Transcribe the data in full and exactly, omitting any pictures.

◇ ◇ ◇ ◇ ◇

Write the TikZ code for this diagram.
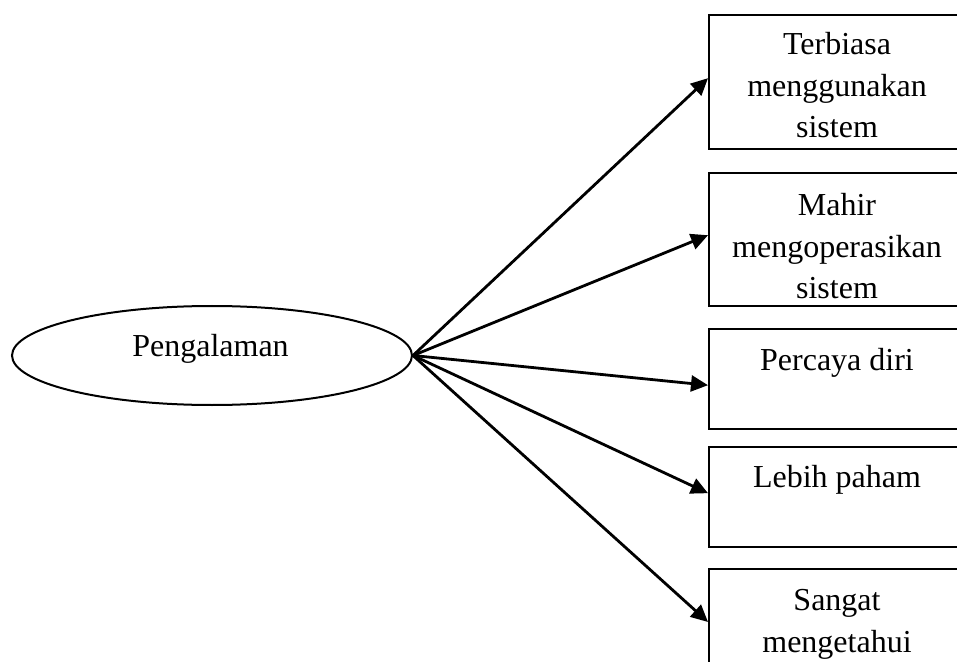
\documentclass[tikz,border=0pt]{standalone}
\usepackage{fontspec}
\setmainfont{Liberation Serif}
\usetikzlibrary{shapes.geometric,arrows.meta}
\begin{document}
\begin{tikzpicture}[x=0.5pt,y=-0.5pt,
  box/.style={draw,line width=1.2pt,rectangle,minimum width=129pt,minimum height=#1,anchor=north west,inner sep=0pt},
  lbl/.style={font=\fontsize{16}{20.75}\selectfont,align=center,anchor=base,inner sep=0pt},
  conn/.style={line width=1.4pt,-{Triangle[length=8.5pt,width=8pt]}}]
\useasboundingbox (0,0) rectangle (957,662);
\clip (0,0) rectangle (957,662);
\node[draw,ellipse,line width=1pt,minimum width=200pt,minimum height=49.5pt,inner sep=0pt] (src) at (212,355.5) {};
\node[lbl] (srct) at (210.5,357) {Pengalaman};
% boxes
\node[box=67pt] (b1) at (708,14) {};
\node[box=66.5pt] (b2) at (708,172) {};
\node[box=50pt] (b3) at (708,328) {};
\node[box=50pt] (b4) at (708,446) {};
\node[box=70pt] (b5) at (708,568) {};
% texts (base anchor = last line's baseline)
\node[lbl] (t1) at (837,138) {Terbiasa\\menggunakan\\sistem};
\begin{scope}
\clip (708,172) rectangle (966,305);
\node[lbl] (t2) at (837,299) {Mahir\\mengoperasikan\\sistem};
\end{scope}
\node[lbl] (t3) at (837,370) {Percaya diri};
\node[lbl] (t4) at (837,487) {Lebih paham};
\node[lbl] (t5) at (837,652) {Sangat\\mengetahui};
% connectors
\draw[conn] (src.east) -- ([yshift=2pt]b1.west);
\draw[conn] (src.east) -- ([yshift=2.25pt]b2.west);
\draw[conn] (src.east) -- ([yshift=-3pt]b3.west);
\draw[conn] (src.east) -- ([yshift=2pt]b4.west);
\draw[conn] (src.east) -- ([yshift=-27pt]b5.north west);
\end{tikzpicture}
\end{document}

◇ ◇ ◇ ◇ ◇

== Reply to the exercise ==
Write the TikZ code for this diagram.
\documentclass[tikz,border=0pt]{standalone}
\usepackage{fontspec}
\setmainfont{Liberation Serif}
\usetikzlibrary{shapes.geometric,arrows.meta}
\begin{document}
\begin{tikzpicture}[x=0.5pt,y=-0.5pt,
  box/.style={draw,line width=1.2pt,rectangle,minimum width=129pt,minimum height=#1,anchor=north west,inner sep=0pt},
  lbl/.style={font=\fontsize{16}{20.75}\selectfont,align=center,anchor=base,inner sep=0pt},
  conn/.style={line width=1.4pt,-{Triangle[length=8.5pt,width=8pt]}}]
\useasboundingbox (0,0) rectangle (957,662);
\clip (0,0) rectangle (957,662);
\node[draw,ellipse,line width=1pt,minimum width=200pt,minimum height=49.5pt,inner sep=0pt] (src) at (212,355.5) {};
\node[lbl] (srct) at (210.5,357) {Pengalaman};
% boxes
\node[box=67pt] (b1) at (708,14) {};
\node[box=66.5pt] (b2) at (708,172) {};
\node[box=50pt] (b3) at (708,328) {};
\node[box=50pt] (b4) at (708,446) {};
\node[box=70pt] (b5) at (708,568) {};
% texts (base anchor = last line's baseline)
\node[lbl] (t1) at (837,138) {Terbiasa\\menggunakan\\sistem};
\begin{scope}
\clip (708,172) rectangle (966,305);
\node[lbl] (t2) at (837,299) {Mahir\\mengoperasikan\\sistem};
\end{scope}
\node[lbl] (t3) at (837,370) {Percaya diri};
\node[lbl] (t4) at (837,487) {Lebih paham};
\node[lbl] (t5) at (837,652) {Sangat\\mengetahui};
% connectors
\draw[conn] (src.east) -- ([yshift=2pt]b1.west);
\draw[conn] (src.east) -- ([yshift=2.25pt]b2.west);
\draw[conn] (src.east) -- ([yshift=-3pt]b3.west);
\draw[conn] (src.east) -- ([yshift=2pt]b4.west);
\draw[conn] (src.east) -- ([yshift=-27pt]b5.north west);
\end{tikzpicture}
\end{document}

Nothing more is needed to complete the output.